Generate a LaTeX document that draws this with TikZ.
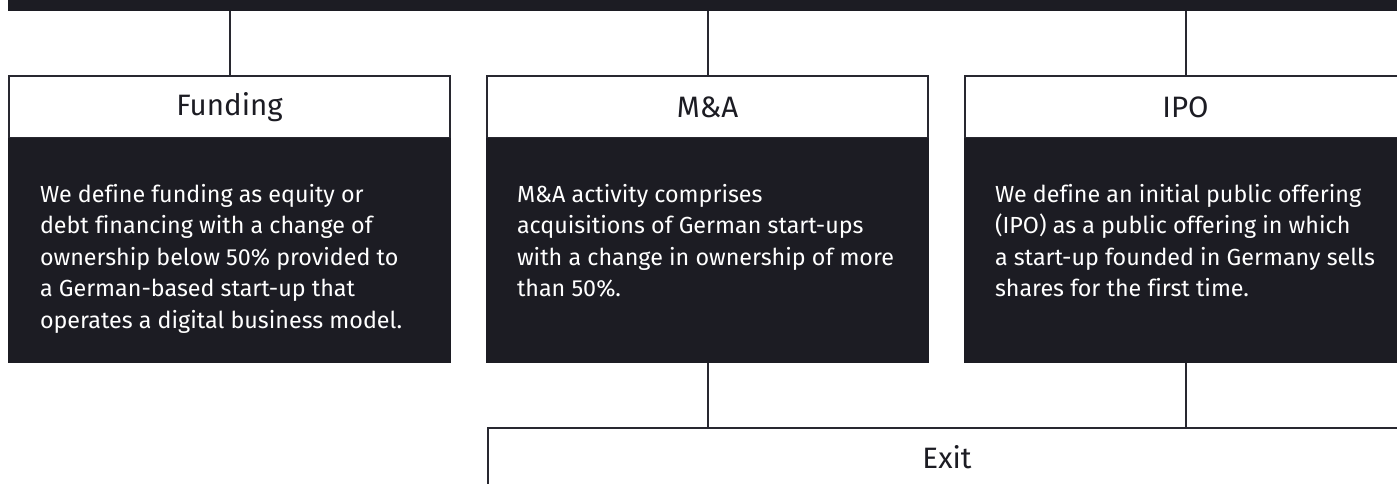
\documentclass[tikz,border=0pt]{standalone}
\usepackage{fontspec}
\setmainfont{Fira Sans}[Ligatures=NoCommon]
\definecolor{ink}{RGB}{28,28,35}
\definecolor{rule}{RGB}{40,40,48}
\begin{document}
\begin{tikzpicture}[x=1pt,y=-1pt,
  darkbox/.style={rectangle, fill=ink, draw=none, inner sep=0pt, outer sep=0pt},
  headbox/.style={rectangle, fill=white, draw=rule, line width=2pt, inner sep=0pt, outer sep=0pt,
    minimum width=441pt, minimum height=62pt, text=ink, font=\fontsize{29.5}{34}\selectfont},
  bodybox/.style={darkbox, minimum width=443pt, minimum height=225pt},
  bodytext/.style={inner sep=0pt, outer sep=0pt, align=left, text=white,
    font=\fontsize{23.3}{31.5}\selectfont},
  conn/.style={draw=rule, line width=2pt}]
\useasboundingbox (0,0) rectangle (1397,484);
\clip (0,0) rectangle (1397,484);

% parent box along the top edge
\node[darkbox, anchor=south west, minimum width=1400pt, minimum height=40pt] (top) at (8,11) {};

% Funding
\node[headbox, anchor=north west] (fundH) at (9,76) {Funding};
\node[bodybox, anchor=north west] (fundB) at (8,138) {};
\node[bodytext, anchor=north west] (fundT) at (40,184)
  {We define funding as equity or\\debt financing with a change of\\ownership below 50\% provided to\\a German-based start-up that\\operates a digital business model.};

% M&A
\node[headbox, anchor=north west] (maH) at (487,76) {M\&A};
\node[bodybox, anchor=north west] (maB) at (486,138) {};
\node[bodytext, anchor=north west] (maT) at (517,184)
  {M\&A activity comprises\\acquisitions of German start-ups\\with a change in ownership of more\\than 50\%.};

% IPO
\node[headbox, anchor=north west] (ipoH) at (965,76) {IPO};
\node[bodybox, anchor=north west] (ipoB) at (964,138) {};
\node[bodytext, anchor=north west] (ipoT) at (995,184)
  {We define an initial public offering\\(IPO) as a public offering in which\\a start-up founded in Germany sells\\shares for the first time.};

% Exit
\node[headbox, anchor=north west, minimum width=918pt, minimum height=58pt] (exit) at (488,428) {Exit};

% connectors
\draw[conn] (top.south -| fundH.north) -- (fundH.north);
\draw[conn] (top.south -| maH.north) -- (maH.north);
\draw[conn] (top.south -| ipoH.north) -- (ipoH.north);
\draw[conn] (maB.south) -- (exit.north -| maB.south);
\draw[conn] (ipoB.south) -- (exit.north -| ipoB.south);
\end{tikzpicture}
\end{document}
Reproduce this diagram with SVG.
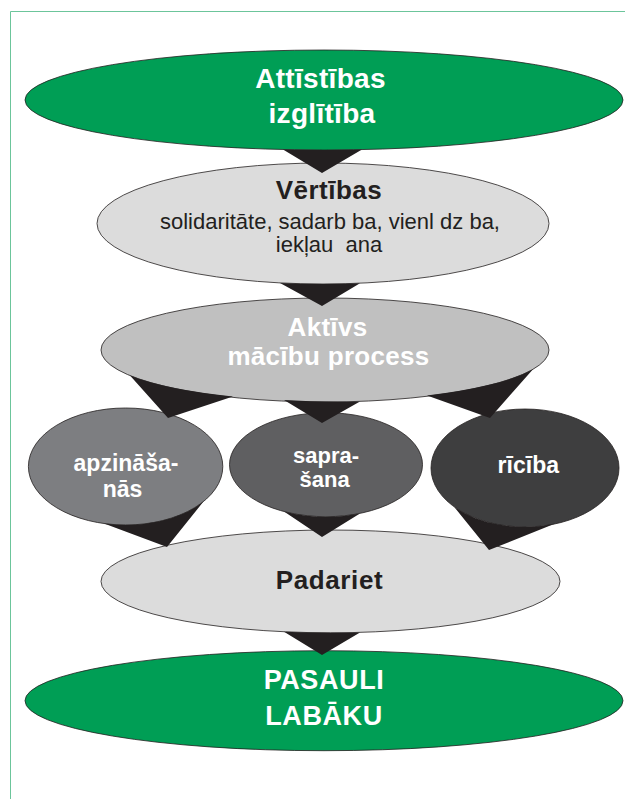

•••••

**SHORT EXERCISE**
Can you retype every record above exactly, leaving out the pictures?

**THE RESPONSE**
Generate a LaTeX document that draws this with TikZ.
\documentclass[tikz,border=0pt]{standalone}
\usepackage{fontspec}
\setmainfont{Fira Sans}[Ligatures=NoCommon]
\definecolor{ink}{RGB}{28,28,35}
\definecolor{rule}{RGB}{40,40,48}
\begin{document}
\begin{tikzpicture}[x=1pt,y=-1pt,
  darkbox/.style={rectangle, fill=ink, draw=none, inner sep=0pt, outer sep=0pt},
  headbox/.style={rectangle, fill=white, draw=rule, line width=2pt, inner sep=0pt, outer sep=0pt,
    minimum width=441pt, minimum height=62pt, text=ink, font=\fontsize{29.5}{34}\selectfont},
  bodybox/.style={darkbox, minimum width=443pt, minimum height=225pt},
  bodytext/.style={inner sep=0pt, outer sep=0pt, align=left, text=white,
    font=\fontsize{23.3}{31.5}\selectfont},
  conn/.style={draw=rule, line width=2pt}]
\useasboundingbox (0,0) rectangle (1397,484);
\clip (0,0) rectangle (1397,484);

% parent box along the top edge
\node[darkbox, anchor=south west, minimum width=1400pt, minimum height=40pt] (top) at (8,11) {};

% Funding
\node[headbox, anchor=north west] (fundH) at (9,76) {Funding};
\node[bodybox, anchor=north west] (fundB) at (8,138) {};
\node[bodytext, anchor=north west] (fundT) at (40,184)
  {We define funding as equity or\\debt financing with a change of\\ownership below 50\% provided to\\a German-based start-up that\\operates a digital business model.};

% M&A
\node[headbox, anchor=north west] (maH) at (487,76) {M\&A};
\node[bodybox, anchor=north west] (maB) at (486,138) {};
\node[bodytext, anchor=north west] (maT) at (517,184)
  {M\&A activity comprises\\acquisitions of German start-ups\\with a change in ownership of more\\than 50\%.};

% IPO
\node[headbox, anchor=north west] (ipoH) at (965,76) {IPO};
\node[bodybox, anchor=north west] (ipoB) at (964,138) {};
\node[bodytext, anchor=north west] (ipoT) at (995,184)
  {We define an initial public offering\\(IPO) as a public offering in which\\a start-up founded in Germany sells\\shares for the first time.};

% Exit
\node[headbox, anchor=north west, minimum width=918pt, minimum height=58pt] (exit) at (488,428) {Exit};

% connectors
\draw[conn] (top.south -| fundH.north) -- (fundH.north);
\draw[conn] (top.south -| maH.north) -- (maH.north);
\draw[conn] (top.south -| ipoH.north) -- (ipoH.north);
\draw[conn] (maB.south) -- (exit.north -| maB.south);
\draw[conn] (ipoB.south) -- (exit.north -| ipoB.south);
\end{tikzpicture}
\end{document}
Reproduce this diagram with SVG.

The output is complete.